Should you use your work calendar for networking events instead?

Usually, that is not the best default unless the networking is directly part of your current job. A work-managed calendar may be visible to coworkers, synced across employer-controlled devices, or retained under company policies you do not fully control. If the networking is part of a private job search, side-career exploration, or external relationship building that you want to keep more separate, your work calendar is often the wrong place for it.

A personal calendar or separate personal calendar is generally safer for that kind of boundary.
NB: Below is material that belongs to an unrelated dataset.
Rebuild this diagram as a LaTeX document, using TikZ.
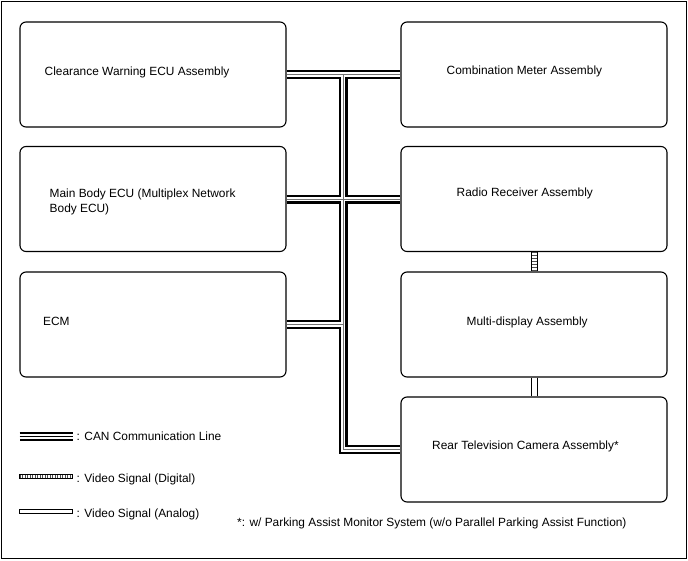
\documentclass[tikz,border=0pt]{standalone}
\usepackage{fontspec}
\setmainfont{Liberation Sans}
\begin{document}
\begin{tikzpicture}[x=1pt,y=-1pt,
  box/.style={draw,line width=1.1pt,rounded corners=6pt,minimum width=266pt,minimum height=105pt,inner sep=0pt},
  lbl/.style={anchor=base west,inner sep=0pt,font=\fontsize{11.9}{15}\selectfont,align=left},
  canout/.style={line width=9pt,black},
  canmid/.style={line width=4.6pt,white},
  cancore/.style={line width=1pt,black!55},
  digi/.style={line width=6pt,black!70,dash pattern=on 0.9pt off 2.1pt},
  side/.style={line width=0.9pt,black}]
\useasboundingbox (0,0) rectangle (688,560);
\draw[line width=1pt] (1.5,1.5) rectangle (686.5,558.5);
% boxes
\node[box] (cw) at (153,74.5) {};
\node[box] (cm) at (534,74.5) {};
\node[box] (mb) at (153,199) {};
\node[box] (rr) at (534,199) {};
\node[box] (ecm) at (153,324.5) {};
\node[box] (md) at (534,324.5) {};
\node[box] (rc) at (534,449.5) {};
% labels
\node[lbl] (tcw) at (44.5,75.7) {Clearance Warning ECU Assembly};
\node[lbl] (tcm) at (446.5,74) {Combination Meter Assembly};
\node[lbl,anchor=north west] (tmb) at (49.5,189) {Main Body ECU (Multiplex Network\\Body ECU)};
\node[lbl] (trr) at (456.5,196) {Radio Receiver Assembly};
\node[lbl] (tecm) at (43,325) {ECM};
\node[lbl] (tmd) at (466.5,325) {Multi-display Assembly};
\node[lbl] (trc) at (432,449) {Rear Television Camera Assembly*};
% bus coordinates
\coordinate (ttop) at (343,74.5);
\coordinate (tbot) at (343,449.5);
% CAN bus layers
\foreach \s in {canout,canmid,cancore}{
  \draw[\s] (cw.east) -- (cm.west);
  \draw[\s] (mb.east) -- (rr.west);
  \draw[\s] (ecm.east) -- (ecm.east -| ttop);
  \draw[\s,line join=miter] (ttop) -- (tbot) -- (rc.west);
}
% video digital
\coordinate (d1) at ([yshift=0.5pt]rr.south);
\coordinate (d2) at ([yshift=-0.5pt]md.north);
\draw[digi] (d1) -- (d2);
\draw[side] ([xshift=-3pt]rr.south) -- ([xshift=-3pt]md.north);
\draw[side] ([xshift=3pt]rr.south) -- ([xshift=3pt]md.north);
% video analog
\draw[side] ([xshift=-3pt]md.south) -- ([xshift=-3pt]rc.north);
\draw[side] ([xshift=3pt]md.south) -- ([xshift=3pt]rc.north);
% legend
\coordinate (la1) at (19.5,436.5);
\coordinate (la2) at (72.5,436.5);
\foreach \s in {canout,canmid}{\draw[\s] (la1) -- (la2);}
\draw[line width=1.2pt,black] (la1) -- (la2);
\node[lbl] (lt1) at (76.5,440.5) {: CAN Communication Line};
\coordinate (lb1) at (19.5,476.3);
\coordinate (lb2) at (72,476.3);
\draw[line width=4pt,black!70,dash pattern=on 0.9pt off 1.6pt] (lb1) -- (lb2);
\draw[line width=0.8pt] ([yshift=-2pt]lb1) rectangle ([yshift=2pt]lb2);
\node[lbl] (lt2) at (76.5,482) {: Video Signal (Digital)};
\coordinate (lc1) at (19.5,509.3);
\coordinate (lc2) at (72,513.3);
\draw[line width=0.8pt] (lc1) rectangle (lc2);
\node[lbl] (lt3) at (76.5,517) {: Video Signal (Analog)};
\node[lbl] (fn) at (237,526) {*: w/ Parking Assist Monitor System (w/o Parallel Parking Assist Function)};
\end{tikzpicture}
\end{document}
A practical setup that works for most people

If you want a simple approach without overengineering it, this is a good starting point:

  1. Create one dedicated networking calendar inside the system you already use reliably.
  2. Put event registrations, RSVPs, and actual event blocks there.
  3. Add short follow-up reminders after meaningful conversations.
  4. Keep it visible during active networking weeks and hidden when you want a cleaner personal view.
  5. Review it once a week so it stays useful.

That setup gives you most of the benefit without forcing you into a complex multi-account workflow.

Final answer

Yes, you should consider using a separate calendar for networking events if you attend them often, want cleaner boundaries, or need a more organized way to manage follow-up. It can reduce clutter, help protect your privacy, and make it easier to keep networking-related scheduling from spilling into the rest of your life.

If networking is only occasional, your main calendar may be enough. But if event registrations, follow-up chats, and reminder tasks are starting to pile up, a separate calendar is a simple, practical upgrade. Done well, it does not make you less reachable. It just gives you more control over how networking fits into the rest of your schedule.